Where assessee had submitted purchase bills, transportation bills, confirmed copy of accounts and VAT Registration of sellers as also their Income-tax Return and payment was made through cheques, impugned purchases could not be disallowed
 110 taxmann.com 64 (SC)
SUPREME COURT OF INDIA
Commissioner of Income Tax-7, New Delhi
Odeon Builders (P.) Ltd.
R.F. NARIMAN AND MS. INDU MALHOTRA, JJ.
REVIEW PETITION (C) DIARY NO(S). 22394 OF 2019
CIVIL APPEAL NOS. 9604-9605 OF 2018†
AUGUST 21, 2019
Section 37(1) of the Income-tax Act, 1961 – Business expenditure – Allowability of (Bogus purchase) – Certain portion of purchases made by assessee was disallowed – Commissioner (Appeals) found that entire disallowance was based on third party information gathered by Investigation Wing of Department, which had not been independently subjected to further verification by Assessing Officer and he had not provided copy of such statements to appellant, thus, denying opportunity of cross examination to appellant, who on other hand, had prima facie discharged initial burden of substantiating purchases through various documentation including purchase bills, transportation bills, confirmed copy of accounts and fact of payment through cheques, VAT Registration of sellers and their Income-tax Return – He held that purchases made by appellant was acceptable and disallowance was to be deleted – Tribunal dismissed revenue’s appeal – High Court affirmed judgments of Commissioner (Appeals) and Tribunal being concurrent factual findings – Whether no substantial question of law arose from impugned order of Tribunal – Held, yes [Para 4] [In favour of assessee]
Final Judgment and Order dated 17-9-2018 in C.A. No. 9604/2018, 17-9-2018, in C.A. No. 9605/2018 passed by the Supreme Court of India (para 5) affirmed.
1. Delay condoned.
2. We have perused the review petition and find that the tax effect in this case is above Rs. 1 crore, that is, Rs. 6,59,27,298/-. Ordinarily, therefore, we would have recalled our order dated 17th September, 2018, since the order was passed only on the basis that the tax effect in this case is less than Rs. 1 crore.
3. However, on going through the judgments of the CIT, ITAT and the High Court, we find that on merits a disallowance of Rs. 19,39,60,866/- was based solely on third party information, which was not subjected to any further scrutiny. Thus, the CIT (Appeals) allowed the appeal of the assessee stating:
“Thus, the entire disallowance in this case is based on third party information gathered by the Investigation Wing of the Department, which have not been independently subjected to further verification by the AO who has not provided the copy of such statements to the appellant, thus denying opportunity of cross examination to the appellant, who has prima facie discharged the initial burden of substantiating the purchases through various documentation including purchase bills, transportation bills, confirmed copy of accounts and the fact of payment through cheques, & VAT Registration of the sellers & their Income Tax Return. In view of the above discussion in totality, the purchases made by the appellant from M/s Padmesh Realtors Pvt. Ltd. is found to be acceptable and the consequent disallowance resulting in addition to income made for Rs. 19,39,60,866/-, is directed to be deleted.”

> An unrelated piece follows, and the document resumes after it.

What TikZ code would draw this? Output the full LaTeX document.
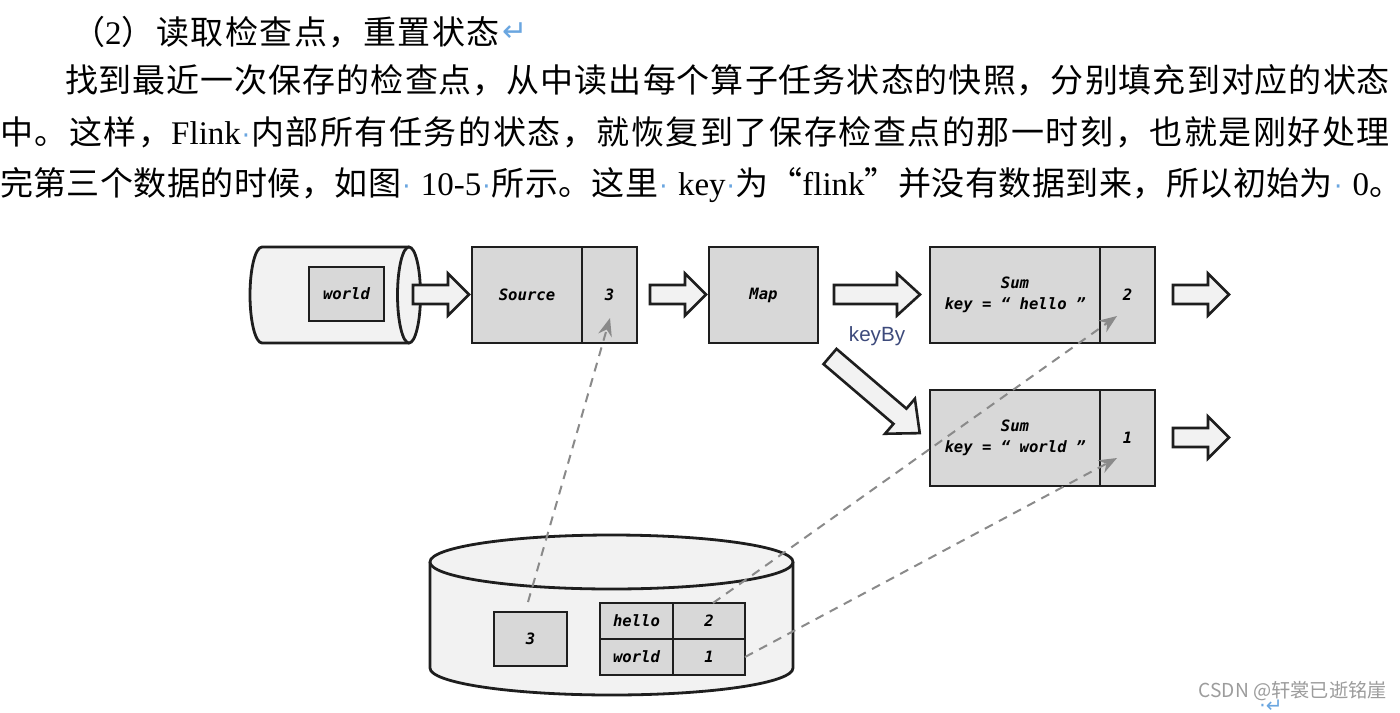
\documentclass[tikz,border=0pt]{standalone}
\usepackage{fontspec}
\setmainfont{Liberation Serif}
\newfontfamily\cjk{Noto Sans CJK SC}
\newfontfamily\monof{DejaVu Sans Mono}[ItalicFont={DejaVu Sans Mono Oblique},BoldFont={DejaVu Sans Mono Bold},BoldItalicFont={DejaVu Sans Mono Bold Oblique}]
\newfontfamily\dejavu{DejaVu Sans}
\newfontfamily\lsans{Liberation Sans}
\usetikzlibrary{arrows.meta}
\definecolor{boxgray}{HTML}{D8D8D8}
\definecolor{lightfill}{HTML}{F2F2F2}
\definecolor{dashgray}{HTML}{8A8A8A}
\definecolor{wblue}{HTML}{6AA6E0}
\definecolor{keyblue}{HTML}{3D4A7B}
\definecolor{wmgray}{HTML}{9C9C9C}
\definecolor{ink}{HTML}{1E1E1E}

\XeTeXinterchartokenstate=1
\newXeTeXintercharclass\CJKcls
\newcount\cjkcnt
\def\setcjkrange#1#2{\cjkcnt=#1\relax\loop\XeTeXcharclass\cjkcnt=\CJKcls\relax\ifnum\cjkcnt<#2\relax\advance\cjkcnt by 1\relax\repeat}
\setcjkrange{"4E00}{"9FFF}
\setcjkrange{"3000}{"303F}
\setcjkrange{"FF00}{"FFEF}
\XeTeXcharclass"201C=\CJKcls
\XeTeXcharclass"201D=\CJKcls
\XeTeXinterchartoks\CJKcls\CJKcls={\hskip0pt plus 1pt\relax}
\XeTeXinterchartoks 0 \CJKcls={\hskip0pt plus 1pt\relax}
\XeTeXinterchartoks\CJKcls 0 ={\hskip0pt plus 1pt\relax}

\newcommand\zh[1]{{\cjk #1}}
\newcommand\dotm{{\color{wblue}\dejavu\fontsize{13}{13}\selectfont\kern0.5pt·\kern0.5pt}}
\newcommand\blockarrow[6]{%
  \begin{scope}[shift={#1},rotate=#2]
    \draw[blk] (0,-#6) -- ({#3-#4},-#6) -- ({#3-#4},-#5) -- (#3,0) -- ({#3-#4},#5) -- ({#3-#4},#6) -- (0,#6) -- cycle;
  \end{scope}}

\begin{document}
\begin{tikzpicture}[x=0.5pt,y=-0.5pt,
  txt/.style={inner sep=0pt,outer sep=0pt,anchor=base west,font=\fontsize{16.5}{20}\selectfont},
  box/.style={draw=ink,line width=1.4pt,fill=boxgray,inner sep=0pt,outer sep=0pt,align=center,
     font=\monof\bfseries\itshape\fontsize{7.8}{10.5}\selectfont},
  blk/.style={draw=ink,line width=1.3pt,fill=lightfill,line join=miter},
  cylbody/.style={draw=ink,line width=1.4pt},
  dashcon/.style={draw=dashgray,line width=1pt,dash pattern=on 4.5pt off 3.5pt,
     -{Stealth[length=9pt,width=7pt,inset=3pt]}}]
\useasboundingbox (0,0) rectangle (1400,712);
\fill[white] (0,0) rectangle (1400,712);

% ---------- text ----------
\node[txt] (l1) at (72,44.5) {\makebox[214pt][s]{\zh{（}2\zh{）读取检查点，重置状态}}};
\node[anchor=west,inner sep=0pt,text=wblue,font=\dejavu\fontsize{15}{15}\selectfont] (ret1) at (502,32) {↵};
\node[txt] (l2) at (65,92.5) {\makebox[662.5pt][s]{\zh{找到最近一次保存的检查点，从中读出每个算子任务状态的快照，分别填充到对应的状态}}};
\node[txt] (l3) at (0,144) {\makebox[695pt][s]{\zh{中。这样，}Flink\dotm\zh{内部所有任务的状态，就恢复到了保存检查点的那一时刻，也就是刚好处理}}};
\node[txt] (l4) at (0,195.5) {\makebox[701pt][s]{\zh{完第三个数据的时候，如图}\dotm\ 10-5\dotm\zh{所示。这里}\dotm\ key\dotm\zh{为“}flink\zh{”并没有数据到来，所以初始为}\dotm\ 0\zh{。}}};

% ---------- source cylinder (horizontal) ----------
\path[fill=lightfill] (262,247) -- (409,247) -- (409,343) -- (262,343) arc[start angle=90,end angle=270,x radius=12,y radius=48] -- cycle;
\draw[cylbody] (409,247) -- (262,247) arc[start angle=270,end angle=90,x radius=12,y radius=48] -- (409,343);
\draw[cylbody,fill=lightfill] (409,295) ellipse[x radius=11.5,y radius=48];
\node[box,minimum width=37.5pt,minimum height=27pt] (inw) at (346.5,294) {world};

% ---------- operator boxes ----------
\node[box,minimum width=55pt,minimum height=48pt] (src) at (527,295) {Source};
\node[box,minimum width=27.5pt,minimum height=48pt] (src3) at (609.5,295) {3};
\node[box,minimum width=54.5pt,minimum height=48pt] (map) at (763.5,295) {Map};
\node[box,minimum width=85pt,minimum height=48pt] (sumh) at (1015,295) {Sum\\key = “ hello ”};
\node[box,minimum width=27.5pt,minimum height=48pt] (sumh2) at (1127.5,295) {2};
\node[box,minimum width=85pt,minimum height=48pt] (sumw) at (1015,438) {Sum\\key = “ world ”};
\node[box,minimum width=27.5pt,minimum height=48pt] (sumw1) at (1127.5,438) {1};

% ---------- block arrows ----------
\blockarrow{(413,294.5)}{0}{56}{21}{21}{9.5}
\blockarrow{(650,294.5)}{0}{56}{21}{21}{9.5}
\blockarrow{(834,294.5)}{0}{86}{23}{21}{9.5}
\blockarrow{(1173,294.5)}{0}{56}{21}{21}{9.5}
\blockarrow{(1173,437.5)}{0}{56}{21}{21}{9.5}
\blockarrow{(830,356.5)}{-40.5}{118}{26}{23}{10}
\node[font=\lsans\fontsize{10.3}{12}\selectfont,text=keyblue,inner sep=0pt] (kb) at (877,336) {keyBy};

% ---------- checkpoint storage cylinder ----------
\path[fill=lightfill] (430,562) -- (430,668) arc[start angle=180,end angle=0,x radius=181.5,y radius=27] -- (793,562) -- cycle;
\draw[cylbody] (430,562) -- (430,668) arc[start angle=180,end angle=0,x radius=181.5,y radius=27] -- (793,562);
\draw[cylbody,fill=lightfill] (611.5,562) ellipse[x radius=181.5,y radius=27];
\node[box,minimum width=36.5pt,minimum height=27pt] (ck3) at (530.5,639) {3};
\node[box,minimum width=36.5pt,minimum height=18pt] (tbh) at (636.5,621) {hello};
\node[box,minimum width=36pt,minimum height=18pt] (tb2) at (709,621) {2};
\node[box,minimum width=36.5pt,minimum height=18pt] (tbw) at (636.5,657) {world};
\node[box,minimum width=36pt,minimum height=18pt] (tb1) at (709,657) {1};

% ---------- restore connectors ----------
\coordinate (d1s) at (528,602);
\coordinate (d1e) at (610,318);
\coordinate (d2s) at (713,603);
\coordinate (d2e) at (1117,316);
\coordinate (d3e) at (1117,458);
\draw[dashcon] (d1s) -- (d1e);
\draw[dashcon] (d2s) -- (d2e);
\draw[dashcon] (tb1.east) -- (d3e);

% ---------- watermark ----------
\node[anchor=west,inner sep=0pt,text=wblue,font=\dejavu\fontsize{10}{10}\selectfont] (ret2) at (1259,706) {·↵};
\node[anchor=east,inner sep=0pt,text=wmgray,font=\cjk\fontsize{9.6}{10}\selectfont] (wm) at (1387,691) {CSDN @轩裳已逝铭崖};
\end{tikzpicture}
\end{document}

4. The ITAT by its judgment dated 16th May, 2014 relied on the self-same reasoning and dismissed the appeal of the revenue. Likewise, the High Court by the impugned judgment dated 5th July, 2017, affirmed the judgments of the CIT and ITAT as concurrent factual findings, which have not been shown to be perverse and, therefore, dismissed the appeal stating that no substantial question of law arises from the impugned order of the ITAT.
5. In these circumstances, the Review Petitions are dismisseddia – IN FAVOUR OF ASSESSEE.
† Arising out of Final Judgment and Order dated 17-9-2018 in C.A. No. 9604/2018, 17-9-2018, in C.A. No. 9605/2018 passed by the Supreme Court of India.